To conceal the fact that you know that it is broken, you would need to maintain use of that code at similar levels as before, without approximately doubling the signal traffic by sending the real communication under a new code. Furthermore, the fake traffic under the original code must be realistic to the degree the enemy can verify it, as they can read it, and if a major code has been broken for a period of a few weeks or so, the enemy presumably has plenty of information to use in verifying new messages, at least for a while (the verification need not be explicitly performed, at first; if new messages seem to be inconsistent with what is already known, questions are likely to be raised.)

Compromised minor cyphers and codes are another matter, and that is exactly how the Midway ruse worked.

2 comments

For Nazi Germany the "fake traffic" would not be needed for all the services. Key change happened at midnight Berlin time by all operators.
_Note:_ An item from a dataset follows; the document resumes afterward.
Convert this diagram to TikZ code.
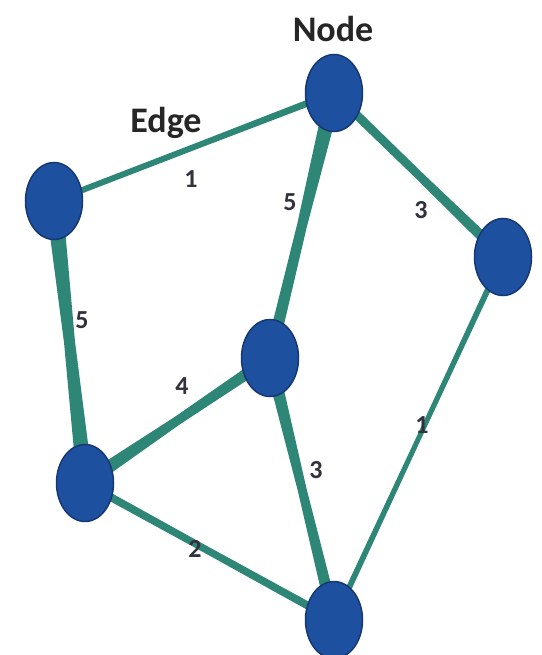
\documentclass[tikz,border=0pt]{standalone}
\usepackage{fontspec}
\setmainfont{Carlito}
\usetikzlibrary{calc,shapes.geometric,backgrounds}
\definecolor{nodeblue}{RGB}{30,80,160}
\definecolor{noderim}{RGB}{22,55,115}
\definecolor{edgeteal}{RGB}{46,134,118}
\definecolor{txt}{RGB}{50,50,62}
\newcommand{\taperedge}[5]{%
  \path (#1.center) -- (#2.center) coordinate[pos=0.5] (em);
  \fill[edgeteal] ($(#1.center)!#3!90:(#2.center)$) -- ($(em)!#4!90:(#2.center)$) -- ($(#2.center)!#5!-90:(#1.center)$) -- ($(#2.center)!#5!90:(#1.center)$) -- ($(em)!#4!-90:(#2.center)$) -- ($(#1.center)!#3!-90:(#2.center)$) -- cycle;}
\tikzset{
  gnode/.style={ellipse, fill=nodeblue, draw=noderim, line width=1.5pt, minimum width=57pt, minimum height=77pt, inner sep=0pt},
  wlabel/.style={text=txt, font=\fontsize{26}{26}\selectfont\bfseries, inner sep=0pt},
  title/.style={text=black!85, font=\fontsize{36}{36}\selectfont\bfseries, inner sep=0pt, anchor=base}
}
\begin{document}
\begin{tikzpicture}[x=1pt,y=-1pt]
\useasboundingbox (0,0) rectangle (541,655);
\node[gnode] (T) at (334,93) {};
\node[gnode] (L) at (54,201) {};
\node[gnode] (R) at (503,257) {};
\node[gnode] (M) at (270,358) {};
\node[gnode] (BL) at (85,483) {};
\node[gnode] (B) at (334,620) {};
\begin{scope}[on background layer]
\fill[white] (0,0) rectangle (541,655);
\taperedge{L}{T}{3pt}{3pt}{3.5pt}
\taperedge{T}{M}{8pt}{5pt}{6pt}
\taperedge{T}{R}{4.5pt}{4.2pt}{5.5pt}
\taperedge{L}{BL}{8.5pt}{5.5pt}{8pt}
\taperedge{BL}{M}{7pt}{4.5pt}{6pt}
\taperedge{M}{B}{6.5pt}{4.5pt}{6pt}
\taperedge{R}{B}{3pt}{2.5pt}{3pt}
\taperedge{BL}{B}{4pt}{3.6pt}{4pt}
\end{scope}
\node[title] (nodetitle) at (333,42) {Node};
\node[title] (edgetitle) at (166,133) {Edge};
\node[wlabel] (w1) at (191,179) {1};
\node[wlabel] (w2) at (290,202) {5};
\node[wlabel] (w3) at (421,210) {3};
\node[wlabel] (w4) at (82,320) {5};
\node[wlabel] (w5) at (182,386) {4};
\node[wlabel] (w6) at (316,470) {3};
\node[wlabel] (w7) at (422,425) {1};
\node[wlabel] (w8) at (195,549) {2};
\end{tikzpicture}
\end{document}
The radio operators stayed up late into the night sending the personal correspondence of the various officers to their families. The codebreaking process used this huge volume of messages to feed into the "cribbing" process which aided in recovering the traffic. By the time they had extracted enough of the key to decrypt traffic, normal military communications had started
Thanks - I was unaware of that until now. It appears to be a major operational security lapse.
Correction: I wrote ‘without approximately doubling…’ where I meant ‘while approximately doubling…’ - and then one must take into account sidewndr46’s interesting point.